You know, at the very heart of my being, one of the things I feel passionate about is that people can see art for free. And that they can see art of the highest caliber. Of course, that then means that you have to attract them to the gallery, and not simply hand them things that they understand necessarily. When I took over the Serpentine, it was this beautiful little jewel of a gallery with no collections in the center of London in a Royal park. We wanted to help educate people about what contemporary art is doing and why it’s important. And so, part of my mantra was “think the unthinkable,” which I suppose was having the ambition to think that the Serpentine could make a contribution to the culture of our time.

“What I find endlessly inspiring these days is the idea that anything is possible.”

How did that mantra manifest itself in the gallery’s exhibitions and shows? Was it a motivation to take risks?

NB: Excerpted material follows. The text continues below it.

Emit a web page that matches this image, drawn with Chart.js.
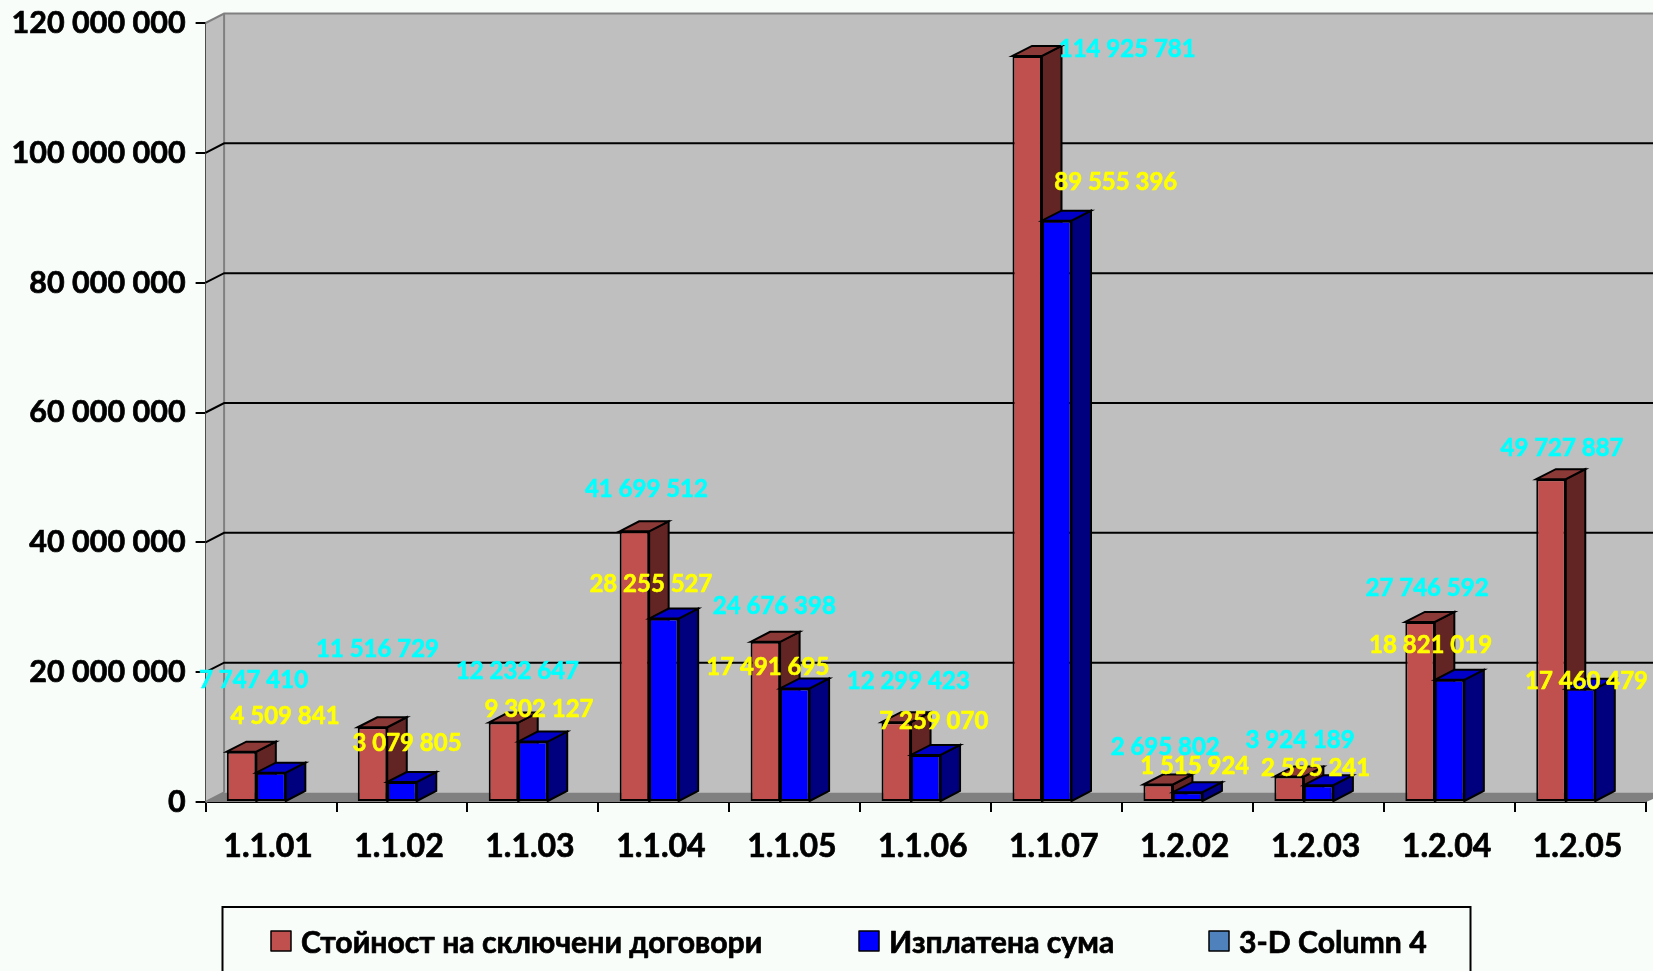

All along the way, we did shows that challenged us in a variety of ways. It was very, very exciting. When Hans Ulrich Obrist first arrived we did a show together called China Power Station at the defunct Battersea Power Station, a site that no member of the public had ever been allowed in. It was a ruin but it was grade one listed so we weren’t allowed to put a single nail in the wall. We had so much to deal with because of the site and the budget but we pulled it off. And I feel very proud of that show because it was extraordinary. On a smaller scale, at Galerie Thaddaeus Ropac, we can do things in this gallery that would not have been possible in a public space.

How come?

Partly because of the number of people. For example, we installed Medardo Rosso’s works very close together, in such a way that you really felt that you were entering his world. You were face to face with these objects. The intimacy of his sculptures, you really felt them. I don’t think we could have possibly done that installation in a public space because it would have put the work at risk. Of course, I do miss the days when you could go and look at a work of art and not have all the hoopla that surrounds it now — but what I find endlessly inspiring these days is the idea that anything is possible. I find it thrilling.